Étonnantes à relater, les doctrines absurdes de Lyssenko exerçaient un attrait considérable, y compris à droite, car, selon l’historien et philosophe Dominique Lecourt, qui fait autorité en la matière, une majorité de biologistes français avaient alors une conception lamarckienne de l’hérédité : les théories de Darwin n’étaient pas encore, semble-t-il, bien installées. Les scientifiques communistes étaient pris dans un dilemme, et il y eut quelques victimes à gauche. En 1950, le manifeste du PCF affirmait qu’il y avait maintenant une science bourgeoise et une science prolétarienne, et que la science « est aussi affaire de lutte de classes, affaire du parti ». L’éminent biologiste Marcel Prenant, professeur à la Sorbonne et héros de la résistance, était membre du comité central du parti communiste français. Il essaya de trouver du sens dans la biologie de Lyssenko, mais échoua et, en fin de compte, osa la dénoncer. Il fut expulsé du comité central (mais demeura un membre fidèle du parti jusqu’en 1957). Une autre victime fut le généticien-mathématicien Georges Teissier, communiste et directeur du CNRS de 1946 à 1950. Le flirt prolongé de Teissier avec le lyssenkisme fut très probablement à l’origine de sa destitution par le Ministère de l’éducation, bien que sur des motifs inventés de toutes pièces. Du début à la fin, Teissier dirigea la recherche génétique conformément aux idées mendéliennes classiques et, finalement, désavoua Lyssenko. Claude Lévi, premier directeur du Département des sciences de la vie au CNRS (entre 1966 et 1974) parle « d’une très sale période », évoquant le suicide d’un de ses jeunes camarades, auquel aurait probablement contribué une impossibilité à concilier convictions politiques et scientifiques[3].

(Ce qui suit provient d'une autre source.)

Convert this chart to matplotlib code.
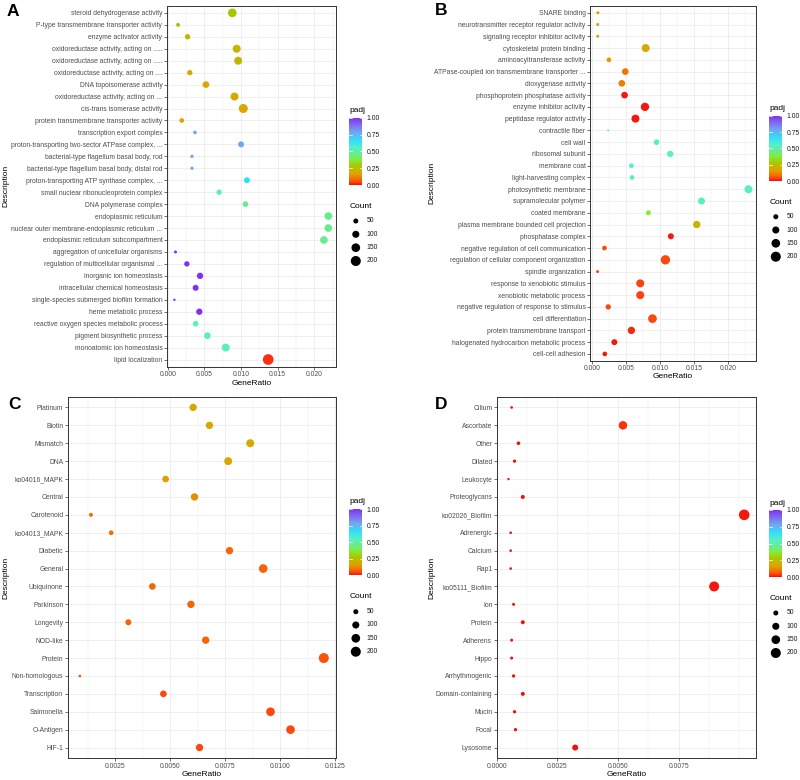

Naturellement, les effets de la débâcle soviétique sur la science française (ou britannique) ne doivent pas être exagérés. En France, à cette époque, la biologie n’était pas très solide, même si Boris Ephrussi récoltait des fonds de la Fondation Rockefeller (à la stricte condition que la recherche génétique dans son institut fût un secteur apolitique), et si la brillante nouvelle génération, conduite par André Lwoff, François Jacob, Élie Wollman, et Jacques Monod se mettait en marche, impassible en apparence face à tout le tumulte. Mais dans les Pays de l’est, les ravages de Lyssenko et de ses disciples avaient apporté la mort et le chaos intellectuel, non totalement réparés en une génération. Dans l’Allemagne nazie, la science avait été touchée de la même façon par l’idéologie dominante, et il est consternant de voir à quel point des scientifiques intelligents, jeunes ou moins jeunes, ont pu épouser des doctrines scientifiques qui semblaient, à l’évidence, tellement absurdes à un observateur au dehors. Beaucoup y souscrivirent par conviction, tandis que d’autres furent incontestablement poussés par la peur ou par des perspectives d’avancement. Durant le troisième Reich, il n’y eut qu’un seul cas rapporté de refus d’occuper un poste universitaire laissé vacant par un Juif ou un dissident politique.

Et aujourd’hui…

De tels événements pourraient-ils se produire aujourd’hui ? Hélas oui ! L’administration des États-Unis, par exemple, fait pression sur les scientifiques pour qu’ils approuvent ses positions idéologiques. Elle exige désormais que les médecins-chercheurs subventionnés par les agences gouvernementales ne parlent aux conférences de l’Organisation mondiale de la santé qu’après autorisation officielle. Le directeur du Fogarty international center s’est plaint que le Secrétaire d’État à la santé ait opposé son veto à 19 des 26 scientifiques éminents qu’il avait proposé pour son centre. Des comptes rendus de recherche sur des sujets tels que la pollution environnementale, les niveaux de plomb acceptables, le changement climatique, les espèces en danger ou les apports recommandés en sucre ont été censurés, ou déformés. Plus de 5 000 scientifiques, dont 48 lauréats du Prix Nobel, ont signé un document protestant contre l’ingérence de l’Administration dans le financement de la science et la manière de rendre compte de ses résultats. La communauté scientifique américaine est encore trop solide pour être facilement intimidée, mais un régime répressif trouvera toujours des carriéristes et, trop souvent, les moyens d’imposer sa volonté.